WHAT THE TASK ASKS: Copy the records below word for word, from the first line through the line that contains "import * as", and leave out any pictures.

--- start DATA EXTRACT ---

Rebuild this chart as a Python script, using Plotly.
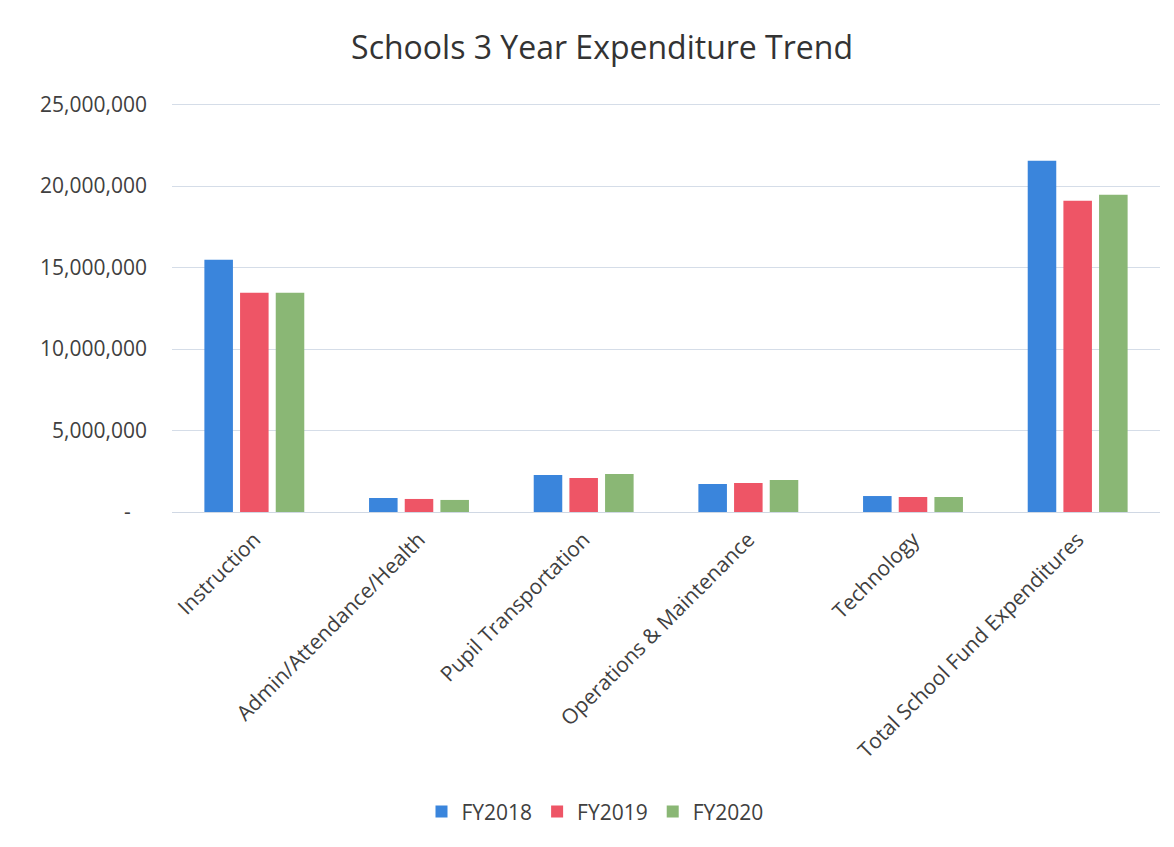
import plotly.graph_objects as go

categories = ["Instruction", "Admin/Attendance/Health", "Pupil Transportation",
              "Operations & Maintenance", "Technology", "Total School Fund Expenditures"]
fy2018 = [15480000, 860000, 2270000, 1720000, 980000, 21560000]
fy2019 = [13450000, 800000, 2090000, 1780000, 920000, 19100000]
fy2020 = [13450000, 740000, 2330000, 1970000, 920000, 19470000]
series_names = ["FY2018", "FY2019", "FY2020"]
colors = ["#3A85DC", "#EE5566", "#8AB775"]
y_tickvals = [0, 5000000, 10000000, 15000000, 20000000, 25000000]
y_ticktext = ["-\u00a0\u00a0\u00a0", "5,000,000", "10,000,000", "15,000,000", "20,000,000", "25,000,000"]

fig = go.Figure()
for name, vals, c in zip(series_names, [fy2018, fy2019, fy2020], colors):
    fig.add_trace(go.Bar(x=categories, y=vals, name=name, marker_color=c,
                         marker_line_width=0))

fig.update_layout(
    width=1174, height=847,
    paper_bgcolor="white", plot_bgcolor="white",
    font=dict(family="Open Sans, sans-serif", color="#404040"),
    title=dict(text="Schools 3 Year Expenditure Trend", x=0.506, xanchor="center",
               y=0.953, yanchor="middle", font=dict(size=32, color="#333333")),
    margin=dict(l=164, r=22, t=95, b=343),
    barmode="group", bargap=0.35, bargroupgap=0.2,
    legend=dict(orientation="h", xref="container", yref="container",
                x=0.5, xanchor="center", y=0.051, yanchor="middle",
                font=dict(size=21, color="#404040"), itemwidth=30),
    showlegend=True,
)
fig.update_xaxes(tickangle=-45, tickfont=dict(size=21, color="#404040"),
                 showline=True, linecolor="#d0d8e4", linewidth=1, ticks="",
                 ticklabelstandoff=6)
fig.update_yaxes(range=[0, 25100000], tickvals=y_tickvals, ticktext=y_ticktext,
                 tickfont=dict(size=21, color="#404040"), showgrid=True,
                 gridcolor="#d5dde8", gridwidth=1, zeroline=False, ticks="",
                 ticklabelstandoff=24)

fig.write_html("out.html")
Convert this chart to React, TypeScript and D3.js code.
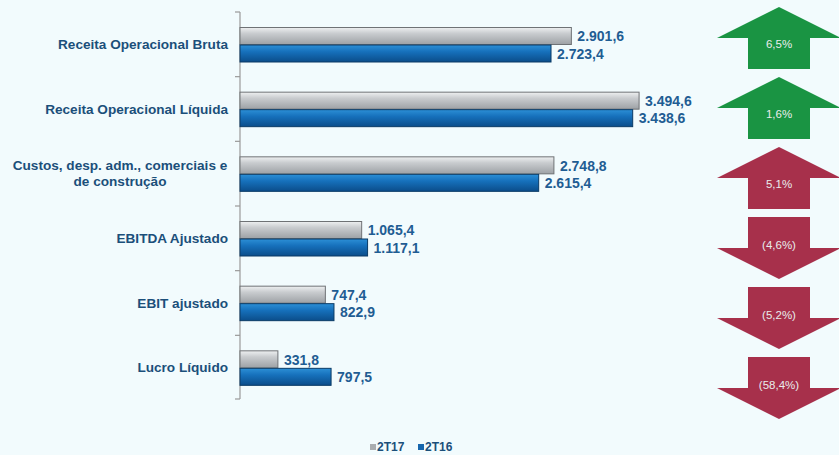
import { useEffect, useRef } from "react"
import * as d3 from "d3"

const categories = [
  "Receita Operacional Bruta",
  "Receita Operacional Líquida",
  "Custos, desp. adm., comerciais e\nde construção",
  "EBITDA Ajustado",
  "EBIT ajustado",
  "Lucro Líquido",
]
const seriesNames = ["2T17", "2T16"]
const values2T17 = [2901.6, 3494.6, 2748.8, 1065.4, 747.4, 331.8]
const values2T16 = [2723.4, 3438.6, 2615.4, 1117.1, 822.9, 797.5]
const variationLabels = ["6,5%", "1,6%", "5,1%", "(4,6%)", "(5,2%)", "(58,4%)"]
const variationDirection = ["up", "up", "up", "down", "down", "down"]
const variationGood = [true, true, false, false, false, false]

const fmt = (v: number) => {
  const [i, d] = v.toFixed(1).split(".")
  return i.replace(/\B(?=(\d{3})+(?!\d))/g, ".") + "," + d
}

export default function App() {
  const svgRef = useRef<SVGSVGElement>(null)

  useEffect(() => {
    document.body.style.margin = "0"
    if (!svgRef.current) return
    const width = 839
    const height = 455
    const svg = d3.select(svgRef.current)
    svg.selectAll("*").remove()
    svg.attr("width", width).attr("height", height)

    svg.append("rect").attr("width", width).attr("height", height).attr("fill", "#f2fbfd")

    const defs = svg.append("defs")
    const grayGrad = defs.append("linearGradient").attr("id", "grayGrad").attr("x1", 0).attr("y1", 0).attr("x2", 0).attr("y2", 1)
    grayGrad.append("stop").attr("offset", "0%").attr("stop-color", "#eef0f1")
    grayGrad.append("stop").attr("offset", "35%").attr("stop-color", "#c9cccf")
    grayGrad.append("stop").attr("offset", "100%").attr("stop-color", "#9da1a5")
    const blueGrad = defs.append("linearGradient").attr("id", "blueGrad").attr("x1", 0).attr("y1", 0).attr("x2", 0).attr("y2", 1)
    blueGrad.append("stop").attr("offset", "0%").attr("stop-color", "#2c8fd6")
    blueGrad.append("stop").attr("offset", "40%").attr("stop-color", "#1670bb")
    blueGrad.append("stop").attr("offset", "100%").attr("stop-color", "#0b4d8a")

    const x = d3.scaleLinear().domain([0, 4000]).range([240, 240 + 4000 * 0.1142])
    const y = d3.scaleBand<string>().domain(categories).range([12, 400]).paddingInner(0)
    const ySeries = d3.scaleBand<string>().domain(seriesNames).range([15.5, 50.5])
    const font = "Liberation Sans, Arial, sans-serif"

    // axis
    const axis = svg.append("g")
    axis.append("line")
      .attr("x1", 240).attr("x2", 240).attr("y1", 12).attr("y2", 399)
      .attr("stroke", "#9a9a9a").attr("stroke-width", 1.2)
    const tickYs = [...categories.map((c) => y(c) as number), 399]
    tickYs.forEach((ty) => {
      axis.append("line")
        .attr("x1", 235).attr("x2", 240).attr("y1", ty).attr("y2", ty)
        .attr("stroke", "#9a9a9a").attr("stroke-width", 1.2)
    })

    const seriesData = [values2T17, values2T16]
    const fills = ["url(#grayGrad)", "url(#blueGrad)"]
    const strokes = ["#6f7275", "#0a3b66"]

    categories.forEach((cat, ci) => {
      const by = y(cat) as number
      seriesNames.forEach((s, si) => {
        const v = seriesData[si][ci]
        const yy = by + (ySeries(s) as number)
        const h = ySeries.bandwidth()
        svg.append("rect")
          .attr("x", x(0)).attr("y", yy)
          .attr("width", x(v) - x(0)).attr("height", h - 0.5)
          .attr("fill", fills[si])
          .attr("stroke", strokes[si]).attr("stroke-width", 1)
        svg.append("text")
          .attr("x", x(v) + 6).attr("y", yy + h / 2)
          .attr("dominant-baseline", "central")
          .attr("font-family", font)
          .attr("font-weight", "bold").attr("font-size", 14)
          .attr("fill", "#1f5d93")
          .text(fmt(v))
      })

      const lines = cat.split("\n")
      const cy = by + y.bandwidth() / 2
      const lh = 16
      lines.forEach((ln, li) => {
        svg.append("text")
          .attr("x", lines.length > 1 ? 120 : 228)
          .attr("y", cy + (li - (lines.length - 1) / 2) * lh)
          .attr("text-anchor", lines.length > 1 ? "middle" : "end")
          .attr("dominant-baseline", "central")
          .attr("font-family", font)
          .attr("font-weight", "bold").attr("font-size", 13.6)
          .attr("fill", "#1b4f7a")
          .text(ln)
      })
    })

    // variation arrows
    const ya = d3.scaleBand<string>().domain(categories).range([7, 419]).paddingInner(0.1143).paddingOuter(0)
    const cx = 779
    const headHalf = 62
    const shaftHalf = 31
    categories.forEach((cat, i) => {
      const top = ya(cat) as number
      const h = ya.bandwidth()
      const mid = top + h / 2
      const bottom = top + h
      let pts: [number, number][]
      if (variationDirection[i] === "up") {
        pts = [
          [cx, top], [cx + headHalf, mid], [cx + shaftHalf, mid], [cx + shaftHalf, bottom],
          [cx - shaftHalf, bottom], [cx - shaftHalf, mid], [cx - headHalf, mid],
        ]
      } else {
        pts = [
          [cx - shaftHalf, top], [cx + shaftHalf, top], [cx + shaftHalf, mid], [cx + headHalf, mid],
          [cx, bottom], [cx - headHalf, mid], [cx - shaftHalf, mid],
        ]
      }
      svg.append("path")
        .attr("d", d3.line()(pts) + "Z")
        .attr("fill", variationGood[i] ? "#1a9443" : "#a7304b")
      svg.append("text")
        .attr("x", cx)
        .attr("y", variationDirection[i] === "up" ? top + 37 : top + 28)
        .attr("text-anchor", "middle")
        .attr("dominant-baseline", "central")
        .attr("font-family", font)
        .attr("font-size", 11.5)
        .attr("fill", "#e9ecec")
        .text(variationLabels[i])
    })

    // legend
    const legend = svg.append("g")
    const legendItems = [
      { name: "2T17", color: "#a9adb0", x: 370 },
      { name: "2T16", color: "#1766ad", x: 418 },
    ]
    legendItems.forEach((it) => {
      legend.append("rect")
        .attr("x", it.x).attr("y", 444).attr("width", 6).attr("height", 6)
        .attr("fill", it.color)
      legend.append("text")
        .attr("x", it.x + 7).attr("y", 447)
        .attr("dominant-baseline", "central")
        .attr("font-family", font)
        .attr("font-weight", "bold").attr("font-size", 12)
        .attr("fill", "#1b4f7a")
        .text(it.name)
    })
  }, [])

  return <svg ref={svgRef} style={{ display: "block" }} />
}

--- end DATA EXTRACT ---

ANSWER FOR THIS EXERCISE:
Rebuild this chart as a Python script, using Plotly.
import plotly.graph_objects as go

categories = ["Instruction", "Admin/Attendance/Health", "Pupil Transportation",
              "Operations & Maintenance", "Technology", "Total School Fund Expenditures"]
fy2018 = [15480000, 860000, 2270000, 1720000, 980000, 21560000]
fy2019 = [13450000, 800000, 2090000, 1780000, 920000, 19100000]
fy2020 = [13450000, 740000, 2330000, 1970000, 920000, 19470000]
series_names = ["FY2018", "FY2019", "FY2020"]
colors = ["#3A85DC", "#EE5566", "#8AB775"]
y_tickvals = [0, 5000000, 10000000, 15000000, 20000000, 25000000]
y_ticktext = ["-\u00a0\u00a0\u00a0", "5,000,000", "10,000,000", "15,000,000", "20,000,000", "25,000,000"]

fig = go.Figure()
for name, vals, c in zip(series_names, [fy2018, fy2019, fy2020], colors):
    fig.add_trace(go.Bar(x=categories, y=vals, name=name, marker_color=c,
                         marker_line_width=0))

fig.update_layout(
    width=1174, height=847,
    paper_bgcolor="white", plot_bgcolor="white",
    font=dict(family="Open Sans, sans-serif", color="#404040"),
    title=dict(text="Schools 3 Year Expenditure Trend", x=0.506, xanchor="center",
               y=0.953, yanchor="middle", font=dict(size=32, color="#333333")),
    margin=dict(l=164, r=22, t=95, b=343),
    barmode="group", bargap=0.35, bargroupgap=0.2,
    legend=dict(orientation="h", xref="container", yref="container",
                x=0.5, xanchor="center", y=0.051, yanchor="middle",
                font=dict(size=21, color="#404040"), itemwidth=30),
    showlegend=True,
)
fig.update_xaxes(tickangle=-45, tickfont=dict(size=21, color="#404040"),
                 showline=True, linecolor="#d0d8e4", linewidth=1, ticks="",
                 ticklabelstandoff=6)
fig.update_yaxes(range=[0, 25100000], tickvals=y_tickvals, ticktext=y_ticktext,
                 tickfont=dict(size=21, color="#404040"), showgrid=True,
                 gridcolor="#d5dde8", gridwidth=1, zeroline=False, ticks="",
                 ticklabelstandoff=24)

fig.write_html("out.html")
Convert this chart to React, TypeScript and D3.js code.
import { useEffect, useRef } from "react"
import * as d3 from "d3"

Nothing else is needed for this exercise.